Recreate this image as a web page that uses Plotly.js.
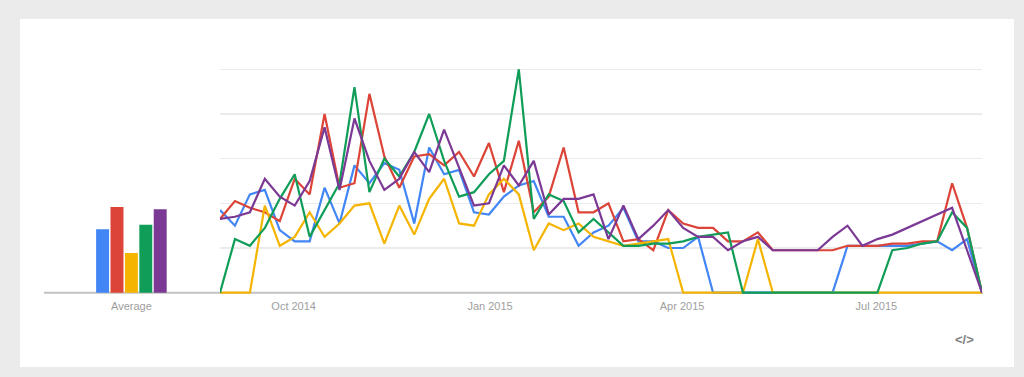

***

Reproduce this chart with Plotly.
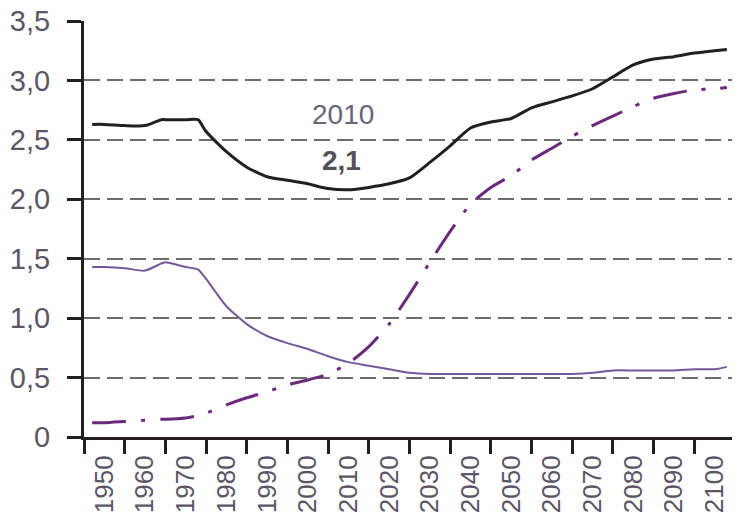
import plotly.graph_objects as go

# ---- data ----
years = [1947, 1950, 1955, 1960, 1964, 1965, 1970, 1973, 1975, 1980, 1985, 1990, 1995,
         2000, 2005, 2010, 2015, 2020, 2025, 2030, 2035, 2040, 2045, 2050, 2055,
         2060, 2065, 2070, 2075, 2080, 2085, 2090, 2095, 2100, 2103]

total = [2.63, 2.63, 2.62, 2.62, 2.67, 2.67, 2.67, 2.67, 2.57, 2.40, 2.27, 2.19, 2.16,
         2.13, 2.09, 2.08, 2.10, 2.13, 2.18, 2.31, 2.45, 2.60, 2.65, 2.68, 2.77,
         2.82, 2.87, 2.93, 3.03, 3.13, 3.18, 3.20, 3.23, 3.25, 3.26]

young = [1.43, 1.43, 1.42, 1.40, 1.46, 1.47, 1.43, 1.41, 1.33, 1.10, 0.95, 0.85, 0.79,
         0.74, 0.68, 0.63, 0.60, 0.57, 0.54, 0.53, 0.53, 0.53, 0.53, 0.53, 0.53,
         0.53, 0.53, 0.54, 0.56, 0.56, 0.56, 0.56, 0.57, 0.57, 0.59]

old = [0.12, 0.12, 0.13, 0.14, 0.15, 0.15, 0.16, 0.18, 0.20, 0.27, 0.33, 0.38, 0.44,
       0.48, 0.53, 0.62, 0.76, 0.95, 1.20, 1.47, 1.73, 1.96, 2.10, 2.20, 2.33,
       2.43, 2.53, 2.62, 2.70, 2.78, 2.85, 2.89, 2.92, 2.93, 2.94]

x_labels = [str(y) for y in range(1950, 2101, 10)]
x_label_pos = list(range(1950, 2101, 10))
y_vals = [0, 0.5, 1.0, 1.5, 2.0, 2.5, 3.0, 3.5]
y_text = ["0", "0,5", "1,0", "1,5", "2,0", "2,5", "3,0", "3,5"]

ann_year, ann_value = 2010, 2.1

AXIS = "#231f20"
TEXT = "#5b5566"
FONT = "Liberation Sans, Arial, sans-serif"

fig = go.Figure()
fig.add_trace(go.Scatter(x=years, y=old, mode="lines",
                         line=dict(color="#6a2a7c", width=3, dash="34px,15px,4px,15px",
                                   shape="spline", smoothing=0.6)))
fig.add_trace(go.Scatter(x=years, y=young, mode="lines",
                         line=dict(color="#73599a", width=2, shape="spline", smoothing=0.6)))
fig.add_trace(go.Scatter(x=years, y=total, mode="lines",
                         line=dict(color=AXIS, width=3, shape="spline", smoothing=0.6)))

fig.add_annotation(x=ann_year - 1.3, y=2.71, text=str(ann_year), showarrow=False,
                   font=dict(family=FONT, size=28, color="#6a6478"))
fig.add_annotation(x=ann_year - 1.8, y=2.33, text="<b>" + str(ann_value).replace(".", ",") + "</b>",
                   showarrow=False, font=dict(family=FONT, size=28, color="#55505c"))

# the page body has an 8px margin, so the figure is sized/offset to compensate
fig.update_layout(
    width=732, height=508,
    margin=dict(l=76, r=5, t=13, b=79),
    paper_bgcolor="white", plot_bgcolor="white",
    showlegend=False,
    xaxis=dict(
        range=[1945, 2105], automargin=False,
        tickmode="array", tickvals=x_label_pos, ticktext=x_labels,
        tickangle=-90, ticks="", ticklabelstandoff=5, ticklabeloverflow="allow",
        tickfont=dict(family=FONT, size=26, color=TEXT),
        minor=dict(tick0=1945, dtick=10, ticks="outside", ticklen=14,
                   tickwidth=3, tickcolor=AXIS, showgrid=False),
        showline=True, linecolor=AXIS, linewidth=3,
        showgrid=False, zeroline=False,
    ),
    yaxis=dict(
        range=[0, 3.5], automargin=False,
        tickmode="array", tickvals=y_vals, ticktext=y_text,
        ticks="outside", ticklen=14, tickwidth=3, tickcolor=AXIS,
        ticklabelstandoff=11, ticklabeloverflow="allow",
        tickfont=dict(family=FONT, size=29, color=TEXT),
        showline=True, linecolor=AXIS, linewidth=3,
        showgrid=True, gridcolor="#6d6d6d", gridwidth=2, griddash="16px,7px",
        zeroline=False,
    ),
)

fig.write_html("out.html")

***

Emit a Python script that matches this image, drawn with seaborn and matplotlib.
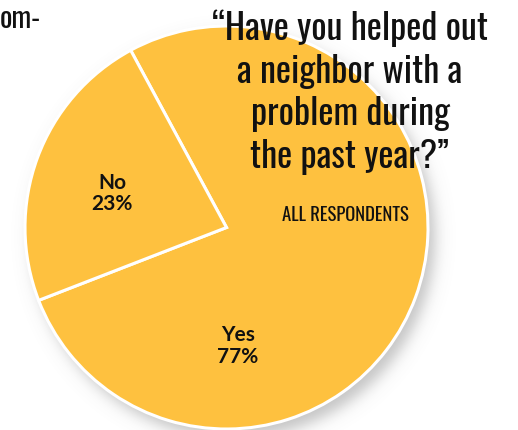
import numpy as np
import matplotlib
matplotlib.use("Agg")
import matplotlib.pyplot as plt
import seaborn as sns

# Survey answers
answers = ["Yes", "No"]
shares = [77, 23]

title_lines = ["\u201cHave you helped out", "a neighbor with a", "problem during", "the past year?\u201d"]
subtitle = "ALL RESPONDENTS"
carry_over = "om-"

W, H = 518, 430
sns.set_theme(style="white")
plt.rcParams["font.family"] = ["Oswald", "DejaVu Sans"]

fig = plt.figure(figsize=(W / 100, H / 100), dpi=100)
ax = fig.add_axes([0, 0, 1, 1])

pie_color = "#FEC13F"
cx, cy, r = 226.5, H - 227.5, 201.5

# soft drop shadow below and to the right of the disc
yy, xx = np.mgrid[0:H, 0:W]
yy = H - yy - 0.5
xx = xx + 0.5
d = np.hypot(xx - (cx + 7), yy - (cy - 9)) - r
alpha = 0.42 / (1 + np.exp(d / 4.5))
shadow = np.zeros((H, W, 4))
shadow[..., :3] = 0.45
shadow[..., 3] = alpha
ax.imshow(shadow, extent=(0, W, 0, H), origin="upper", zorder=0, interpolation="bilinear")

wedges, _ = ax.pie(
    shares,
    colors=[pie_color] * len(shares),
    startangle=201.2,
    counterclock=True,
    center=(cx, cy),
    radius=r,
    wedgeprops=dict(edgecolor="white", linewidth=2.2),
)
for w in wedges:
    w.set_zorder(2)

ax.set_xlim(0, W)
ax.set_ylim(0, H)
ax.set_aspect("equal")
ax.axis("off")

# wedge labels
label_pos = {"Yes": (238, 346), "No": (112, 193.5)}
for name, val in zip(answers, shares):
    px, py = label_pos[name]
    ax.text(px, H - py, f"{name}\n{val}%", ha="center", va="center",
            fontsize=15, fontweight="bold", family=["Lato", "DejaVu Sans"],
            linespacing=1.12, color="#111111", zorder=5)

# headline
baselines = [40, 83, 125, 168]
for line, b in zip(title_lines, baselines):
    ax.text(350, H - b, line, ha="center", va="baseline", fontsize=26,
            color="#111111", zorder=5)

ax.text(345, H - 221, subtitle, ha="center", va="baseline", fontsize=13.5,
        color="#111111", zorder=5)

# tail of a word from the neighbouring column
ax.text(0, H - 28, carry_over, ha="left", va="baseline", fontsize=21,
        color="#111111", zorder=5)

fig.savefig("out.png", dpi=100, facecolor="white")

***

> Task prompt: Pictures are not part of the copy. Reproduce the lines from the one containing "Emit a Python" through the one containing "cx, cy, r = 226.5, H - 227.5, 201.5", exactly and nothing more.

> Solution below:
Emit a Python script that matches this image, drawn with seaborn and matplotlib.
import numpy as np
import matplotlib
matplotlib.use("Agg")
import matplotlib.pyplot as plt
import seaborn as sns

# Survey answers
answers = ["Yes", "No"]
shares = [77, 23]

title_lines = ["\u201cHave you helped out", "a neighbor with a", "problem during", "the past year?\u201d"]
subtitle = "ALL RESPONDENTS"
carry_over = "om-"

W, H = 518, 430
sns.set_theme(style="white")
plt.rcParams["font.family"] = ["Oswald", "DejaVu Sans"]

fig = plt.figure(figsize=(W / 100, H / 100), dpi=100)
ax = fig.add_axes([0, 0, 1, 1])

pie_color = "#FEC13F"
cx, cy, r = 226.5, H - 227.5, 201.5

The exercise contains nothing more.